From 1901, Dohrn was conductor in Breslau of the Schlesisches Landesorchester, the Breslauer Orchester-Verein and the Sing-Akademie. He received the title professor in 1910. During his time in Breslau, he collaborated with Ferruccio Busoni, Wilhelm Kempff, Siegfried Schultze, Artur Schnabel, Wilhelm Backhaus, Rudolf Serkin, Eduard Erdmann, Adolf Busch, Fritz Kreisler, Bronisław Huberman, Eugen d’Albert, Ilona Durigo and Maria Ivogün, among others, giving guest concerts in Warsaw, Frankfurt, Turin and Leipzig. He arranged festivals devoted to Bach and Reger. Dohrn conducted the premiere of Max Reger's choral symphony Der 100. Psalm, simultaneously with a performance in Chemnitz conducted by the composer, on 23 February 1910. He conducted Mahler's Eighth Symphony in 1913, shortly after its premiere, and Tchaikovsky's First Piano Concerto with Vladimir Horowitz as the soloist in 1926.

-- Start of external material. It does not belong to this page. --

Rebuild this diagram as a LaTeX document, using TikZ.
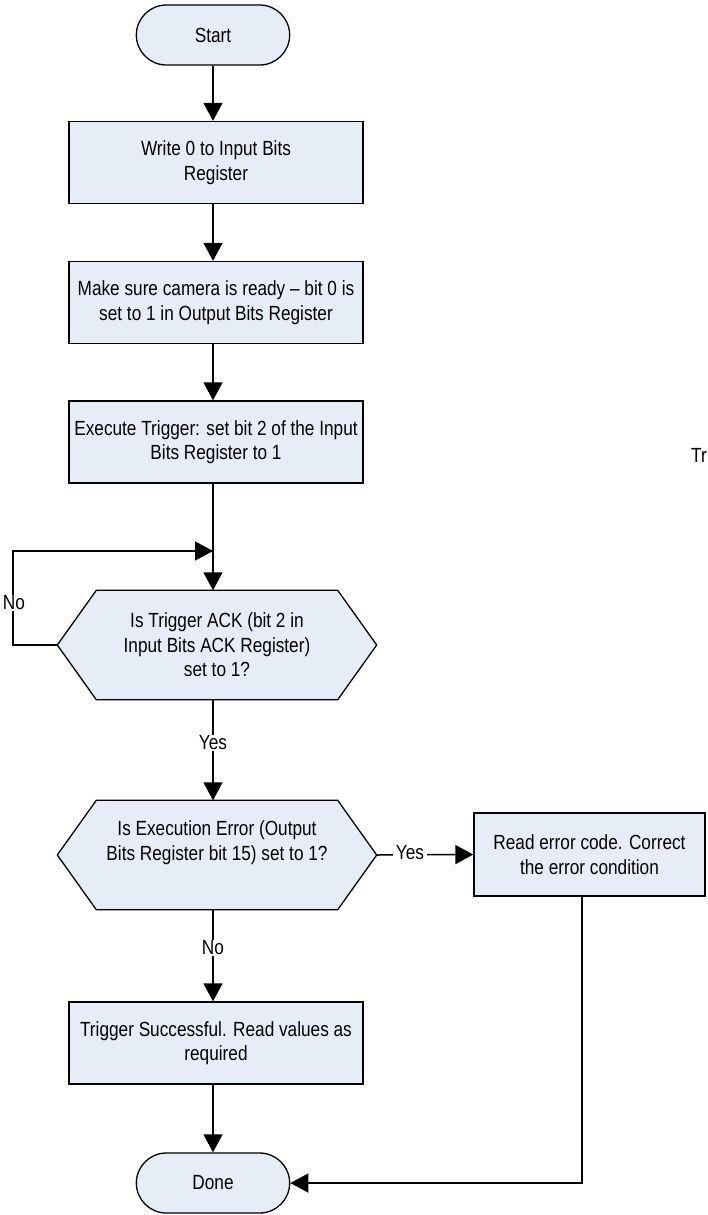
\documentclass[tikz,border=0pt]{standalone}
\usepackage{fontspec}
\setmainfont{Liberation Sans}[FakeStretch=0.84]
\usetikzlibrary{arrows.meta,shapes.misc,backgrounds}

\definecolor{boxfill}{HTML}{E7EDF7}

\tikzset{
	every node/.style={font=\fontsize{20.5}{24.5}\selectfont},
	terminal/.style={draw, fill=boxfill, rounded rectangle, minimum width=160pt, minimum height=60pt, line width=1.3pt},
	stepbox/.style={draw, fill=boxfill, rectangle, minimum width=294pt, minimum height=82pt, align=center, inner sep=2pt, line width=1.3pt},
	decision/.style={rectangle, minimum width=319pt, minimum height=109pt, align=center, inner sep=2pt},
	hexline/.style={draw, fill=boxfill, line width=1.3pt, line join=miter},
	flow/.style={line width=1.5pt, -{Triangle[width=19pt,length=18pt]}},
	lbl/.style={fill=white, inner sep=1pt},
}

\begin{document}
\begin{tikzpicture}[x=1pt, y=-1pt]
	\useasboundingbox (0, 0) rectangle (707, 1215);

	% main column
	\node[terminal] (start) at (213, 35) {Start};
	\node[stepbox] (write) at (216, 162.5) {Write 0 to Input Bits\\Register};
	\node[stepbox] (ready) at (216, 302.5) {Make sure camera is ready -- bit 0 is\\set to 1 in Output Bits Register};
	\node[stepbox] (trigger) at (216, 442) {Execute Trigger: set bit 2 of the Input\\Bits Register to 1};
	\node[decision] (ack) at (217, 645) {Is Trigger ACK (bit 2 in\\Input Bits ACK Register)\\set to 1?};
	\node[decision] (exec) at (217, 855) {Is Execution Error (Output\\Bits Register bit 15) set to 1?\\[4pt]};
	\node[stepbox] (success) at (216, 1043) {Trigger Successful. Read values as\\required};
	\node[terminal] (done) at (213, 1183) {Done};

	% hexagons behind the decision texts
	\begin{pgfonlayer}{background}
	\foreach \d in {ack, exec}
		\path[hexline] (\d.west) -- ([xshift=39pt]\d.north west) -- ([xshift=-39pt]\d.north east)
			-- (\d.east) -- ([xshift=-39pt]\d.south east) -- ([xshift=39pt]\d.south west) -- cycle;
	\end{pgfonlayer}

	% error branch
	\node[stepbox, minimum width=231pt, minimum height=83pt] (error) at (589.5, 854.5) {Read error code. Correct\\the error condition};
	\coordinate (corner) at (582, 1183);

	% loop
	\coordinate (loopa) at (13, 645);
	\coordinate (loopb) at (13, 551);
	\coordinate (loopc) at (213, 551);

	\node[anchor=base west, inner sep=0pt] (cut) at (691, 462) {Tr};

	% arrows
	\draw[flow] (start.south -| 213, 0) -- (write.north -| 213, 0);
	\draw[flow] (write.south -| 213, 0) -- (ready.north -| 213, 0);
	\draw[flow] (ready.south -| 213, 0) -- (trigger.north -| 213, 0);
	\draw[flow] (trigger.south -| 213, 0) -- (ack.north -| 213, 0);
	\draw[flow] (ack.west) -- (loopa) -- (loopb) -- (loopc);
	\node[lbl] (no1) at (14, 603) {No};
	\draw[flow] (ack.south -| 213, 0) -- (exec.north -| 213, 0);
	\node[lbl] (yes1) at (213, 743) {Yes};
	\draw[flow] (exec.south -| 213, 0) -- (success.north -| 213, 0);
	\node[lbl] (no2) at (213, 948) {No};
	\draw[flow] (exec.east) -- (error.west);
	\node[lbl, inner sep=3pt] (yes2) at (410, 853) {Yes};
	\draw[flow] (success.south -| 213, 0) -- (done.north);
	\draw[flow] (error.south -| corner) -- (corner) -- (done.east);
\end{tikzpicture}
\end{document}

Dohrn married in 1904 Hedwig Commichau (1871–1968), a pianist from a wealthy merchant's family. The couple had two children, Klaus Dohrn, who became a banker, and Barbara (1908–1998). Georg Dohrn was a close friend of Brahms, Mahler, Max Reger, Anton Bruckner and Hans Pfitzner. He was an uncle of Wilhelm Furtwängler, whom he supported musically at the beginning of his career.

In 1936, Dohrn retired because of Parkinson's disease and lived at Seeshaupt on Lake Starnberg for the last years. He died in Munich.

== Literature ==
- Klaus Dohrn: Von Bürgern und Weltbürgern. Verlag Günther Neske, Pfullingen 1983, ISBN 3-7885-0255-X.